According to Ministry of Agriculture and Agro-based Industries (MoA) Deputy Minister Sim Tze Tzin, this was in line with the country’s ‘Durian Strategy’.
“[The Durian Strategy will] draw in tourists from China, Macau, Hong Kong, Singapore, Indonesia, Australia and other neighbouring countries to eat durians in Malaysia,” Sim said at a media conference in Parliament earlier this month.
“[Under this], agro-tourism, or more specifically durio-tourism, will attract tourists to Malaysia to do more than just shopping but also visit durian farms and stay in durian orchard homestays.”
MoA will be collaborating with the Ministry of Tourism, Arts and Culture (Motac) to offer various tourism packages to foreigners based on the durian theme.
“[One of these would be] in conjunction with Merdeka month, and later we will also target the Visit Malaysia 2020 campaign,” added Sim.
China is expected to provide a large bulk of these tourists – United Nations data showed that durian exports to China have increased at an average of 35% per year to reach US$4.48bn in 2017 as compared to US$243mn 10 years prior.
MoA expects Malaysian durian exports to China to exceed US$2.93mn by 2020, and the country also successfully signed an export deal with China for frozen whole-fruit durians in August last year.
In accordance with this, representatives from the General Administration of Customs of the People's Republic of China (GACC) will soon be starting inspections at durian orchards and processing plants in Malaysia.
“The GACC is expected to conduct a first round of inspections from April 21 to 27," said Sim.
China-based Tourism Malaysia marketing manager Steel Zhao told Bernama that Musang King topped tour itineraries for Chinese durian lovers, saying: “To attract more Chinese durian tourists, the best way is to bring them here to enjoy the freshest durians.”
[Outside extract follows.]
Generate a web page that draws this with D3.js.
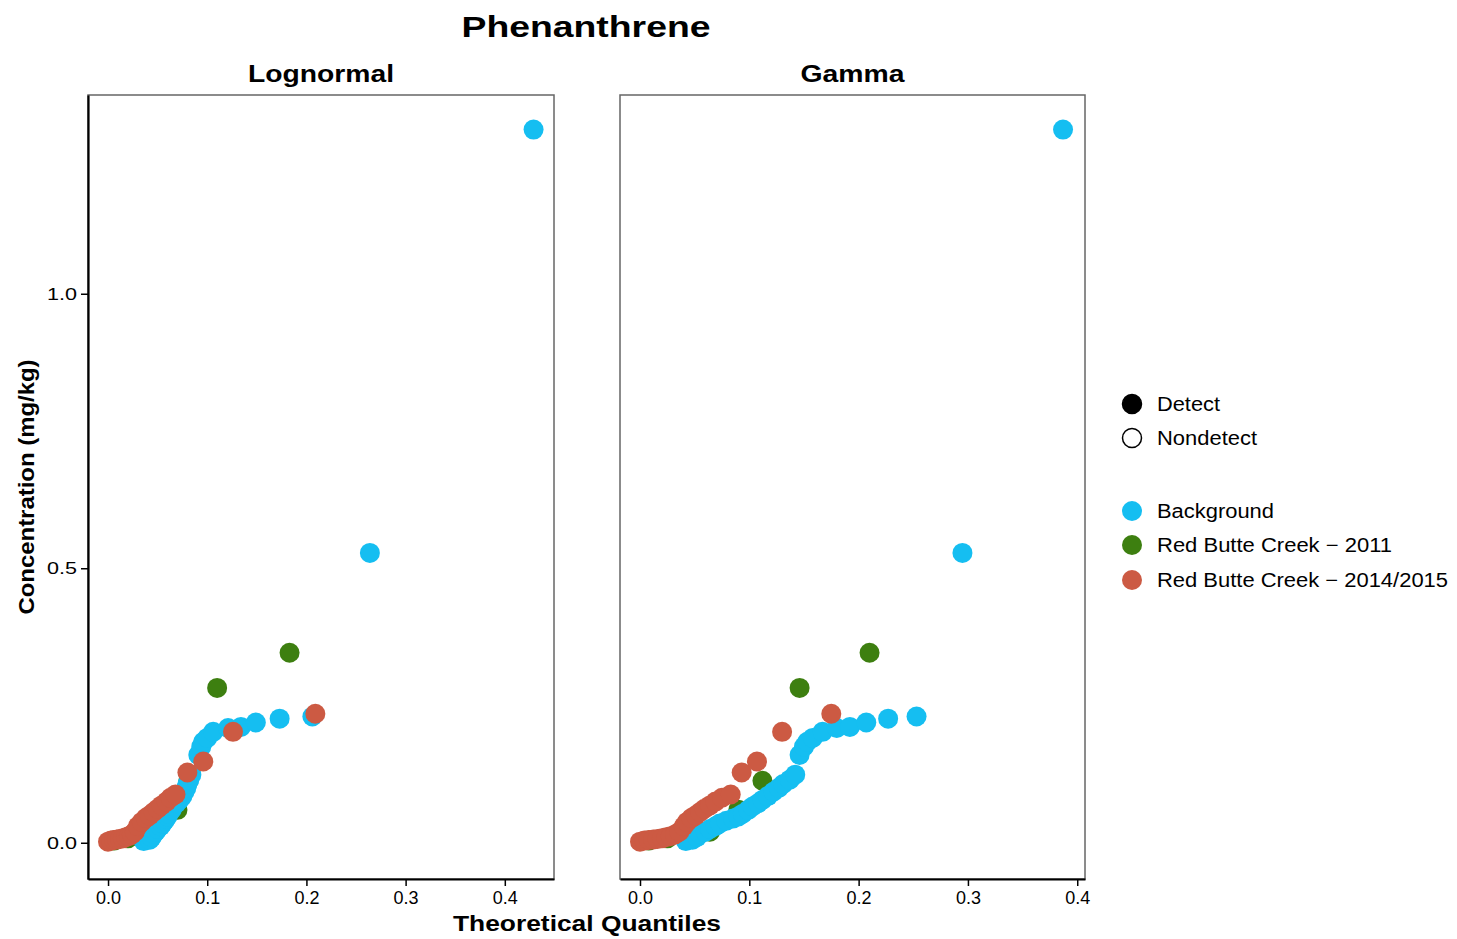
<!DOCTYPE html>
<html>
<head>
<meta charset="utf-8">
<style>
  body { margin: 0; background: #fff; }
  svg text { font-family: "Liberation Sans", Arial, sans-serif; fill: #000; }
</style>
</head>
<body>
<svg id="chart" width="1457" height="939"></svg>
<script src="https://d3js.org/d3.v7.min.js"></script>
<script>
// concentration (mg/kg) and theoretical quantiles for each group
const bgConc   = [0.003, 0.0055, 0.010, 0.016, 0.020, 0.025, 0.030, 0.035, 0.040, 0.044, 0.048, 0.053, 0.060, 0.066, 0.072, 0.078, 0.085, 0.093, 0.100, 0.107, 0.115, 0.124, 0.160, 0.175, 0.184, 0.191, 0.202, 0.209, 0.211, 0.219, 0.226, 0.230, 0.528, 1.299];
const bgLogQ   = [0.036, 0.042, 0.044, 0.046, 0.048, 0.050, 0.053, 0.055, 0.057, 0.058, 0.060, 0.061, 0.064, 0.066, 0.069, 0.072, 0.075, 0.077, 0.079, 0.080, 0.082, 0.084, 0.091, 0.094, 0.096, 0.100, 0.106, 0.121, 0.134, 0.149, 0.173, 0.206, 0.264, 0.429];
const bgGamQ   = [0.042, 0.048, 0.052, 0.055, 0.060, 0.064, 0.069, 0.073, 0.079, 0.085, 0.090, 0.094, 0.099, 0.103, 0.108, 0.112, 0.117, 0.122, 0.127, 0.131, 0.137, 0.142, 0.146, 0.150, 0.153, 0.158, 0.167, 0.180, 0.192, 0.207, 0.227, 0.253, 0.295, 0.387];

const rbc11Conc = [0.004, 0.008, 0.012, 0.020, 0.060, 0.113, 0.282, 0.346];
const rbc11LogQ = [0.006, 0.020, 0.035, 0.045, 0.070, 0.081, 0.110, 0.183];
const rbc11GamQ = [0.008, 0.025, 0.045, 0.064, 0.090, 0.112, 0.146, 0.210];

const rbc14Conc = [0.002, 0.004, 0.005, 0.006, 0.007, 0.008, 0.010, 0.012, 0.015, 0.020, 0.030, 0.038, 0.045, 0.050, 0.056, 0.062, 0.068, 0.075, 0.082, 0.088, 0.128, 0.148, 0.202, 0.235];
const rbc14LogQ = [0.000, 0.003, 0.006, 0.009, 0.012, 0.015, 0.018, 0.021, 0.024, 0.027, 0.030, 0.034, 0.038, 0.042, 0.046, 0.050, 0.054, 0.059, 0.063, 0.068, 0.080, 0.096, 0.126, 0.209];
const rbc14GamQ = [0.000, 0.004, 0.008, 0.012, 0.016, 0.020, 0.024, 0.028, 0.032, 0.036, 0.040, 0.043, 0.047, 0.051, 0.055, 0.059, 0.064, 0.069, 0.075, 0.083, 0.093, 0.107, 0.130, 0.175];

const xTicks = [0, 0.1, 0.2, 0.3, 0.4];
const yTicks = [0, 0.5, 1.0];

const groups = [
  {name: 'Red Butte Creek - 2011',      color: '#3d7f10', conc: rbc11Conc, logQ: rbc11LogQ, gamQ: rbc11GamQ},
  {name: 'Background',                  color: '#15bef1', conc: bgConc,    logQ: bgLogQ,    gamQ: bgGamQ},
  {name: 'Red Butte Creek - 2014/2015', color: '#cc5a43', conc: rbc14Conc, logQ: rbc14LogQ, gamQ: rbc14GamQ}
];

const svg = d3.select('#chart');

function label(sel, x, y, txt, size, len, opts = {}) {
  const t = sel.append('text')
    .attr('x', x).attr('y', y)
    .attr('font-size', size)
    .attr('font-weight', opts.bold ? 'bold' : 'normal')
    .attr('text-anchor', opts.anchor || 'start')
    .text(txt);
  if (len) t.attr('textLength', len).attr('lengthAdjust', 'spacingAndGlyphs');
  if (opts.transform) t.attr('transform', opts.transform);
  return t;
}

// shared y scale
const yScale = d3.scaleLinear().domain([-0.066, 1.362]).range([879, 95]);

const panels = [
  {title: 'Lognormal', key: 'logQ', x0: 88,  x1: 554,  domain: [-0.0202, 0.4496], titleLen: 146, leftAxis: true},
  {title: 'Gamma',     key: 'gamQ', x0: 620, x1: 1085, domain: [-0.0183, 0.4071], titleLen: 104, leftAxis: false}
];

panels.forEach(p => {
  const xScale = d3.scaleLinear().domain(p.domain).range([p.x0, p.x1]);
  const g = svg.append('g');

  // panel frame
  g.append('rect')
    .attr('x', p.x0).attr('y', 95)
    .attr('width', p.x1 - p.x0).attr('height', 879 - 95)
    .attr('fill', 'none').attr('stroke', '#666').attr('stroke-width', 1.5);

  // points
  groups.forEach(grp => {
    g.append('g').selectAll('circle')
      .data(grp.conc.map((c, i) => ({c: c, q: grp[p.key][i]})))
      .join('circle')
      .attr('cx', d => xScale(d.q))
      .attr('cy', d => yScale(d.c))
      .attr('r', 10)
      .attr('fill', grp.color);
  });

  // x axis
  const xAxis = d3.axisBottom(xScale).tickValues(xTicks).tickFormat(d3.format('.1f')).tickSize(7).tickSizeOuter(0);
  const gx = g.append('g').attr('transform', 'translate(0,879)').call(xAxis);
  gx.select('.domain').attr('stroke', '#000').attr('stroke-width', 2.2);
  gx.selectAll('.tick line').attr('stroke', '#000').attr('stroke-width', 1.5);
  gx.selectAll('.tick text')
    .attr('font-size', 18).attr('fill', '#222').attr('y', 12)
    .attr('font-family', '"Liberation Sans", Arial, sans-serif')
    .attr('textLength', 25).attr('lengthAdjust', 'spacingAndGlyphs');

  if (p.leftAxis) {
    const yAxis = d3.axisLeft(yScale).tickValues(yTicks).tickFormat(d3.format('.1f')).tickSize(7).tickSizeOuter(0);
    const gy = g.append('g').attr('transform', `translate(${p.x0},0)`).call(yAxis);
    gy.select('.domain').attr('stroke', '#000').attr('stroke-width', 2.2);
    gy.selectAll('.tick line').attr('stroke', '#000').attr('stroke-width', 1.5);
    gy.selectAll('.tick text')
      .attr('font-size', 17).attr('fill', '#222').attr('x', -11)
      .attr('font-family', '"Liberation Sans", Arial, sans-serif')
      .attr('textLength', 30).attr('lengthAdjust', 'spacingAndGlyphs');
  }

  // strip title
  label(svg, (p.x0 + p.x1) / 2, 82, p.title, 23, p.titleLen, {bold: true, anchor: 'middle'});
});

// titles
label(svg, 586, 37, 'Phenanthrene', 30, 249, {bold: true, anchor: 'middle'});
label(svg, 587, 931, 'Theoretical Quantiles', 22, 268, {bold: true, anchor: 'middle'});
label(svg, 0, 0, 'Concentration (mg/kg)', 22, 255, {bold: true, anchor: 'middle', transform: 'translate(34,487) rotate(-90)'});

// legend
const legend = svg.append('g');
const shapeItems = [
  {name: 'Detect',    y: 404, fill: '#000', len: 63},
  {name: 'Nondetect', y: 438, fill: '#fff', len: 100}
];
shapeItems.forEach(it => {
  legend.append('circle').attr('cx', 1132).attr('cy', it.y).attr('r', 9.5)
    .attr('fill', it.fill).attr('stroke', '#000').attr('stroke-width', 1.5);
  label(legend, 1157, it.y + 7, it.name, 20, it.len);
});
const colorItems = [
  {grp: groups[1], y: 511, len: 117},
  {grp: groups[0], y: 545, len: 235},
  {grp: groups[2], y: 580, len: 291}
];
colorItems.forEach(it => {
  legend.append('circle').attr('cx', 1132).attr('cy', it.y).attr('r', 10).attr('fill', it.grp.color);
  label(legend, 1157, it.y + 7, it.grp.name.replace(' - ', ' \u2212 '), 20, it.len);
});
</script>
</body>
</html>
Currently only durians in frozen, chilled or pulp form are allowed to be exported into China due to fears of pests or other contaminants in whole, fresh durian.
Adding to the appeal of durian in China is the surge of durian-flavoured or durian-containing products that have mushroomed along with the country’s durian craze.
According to durian specialty company Durian Harvests, durian products typically fall into four key market segments: Raw Durian Fruit, Desserts, Snacks and Beverages.
PepsiCo’s Lays was one of the companies hopping onto the bandwagon, launching durian-flavoured potato chips last year as a limited-edition item, even conceptualising a ‘mascot’ named Little Durian Monster as the face of the product.
The China Mengniu Dairy Company uses the D24 variety of durian in its flavoured yoghurt, and also produces durian-flavoured ice cream.
Thai beverage company Sappe produced a limited-edition durian-flavoured beverage named Rotal Thai Durian back in 2017. The beverage was released exclusively for the Chinese market and launched at SIAL China.
Various food service outlets have also produced a wide variety of durian-containing offerings, from KFC’s durian egg tarts to Pizza Hut’s durian pizzas and McDonald’s durian McFlurry.
Hurdles to clear before exporting frozen durians
Sim added that frozen durian exports would only proceed after local facilities are up to par in terms of compliance with GACC protocols.
According to The Star, these would include the procurement of a Good Manufacturing Practices (GMP) certificate from the Health Ministry, the use of using integrated pest management, and the freezing of durians between -80° to -110°C for at least one hour.
“So far 67 farms have registered [with MoA] and 18 processing plants have registered with the [Health Ministry]. However, only five of the processing plants have gotten the GMP,” said Sim.
He also reassured Malaysians that no impact was expected on durian prices within the country, saying: “The Malaysian public shouldn’t be too worried about durians being exported to China.
“The current 67 farms registered only makes up some 464 hectares of 72,464 hectares of durian plantation land in Malaysia.”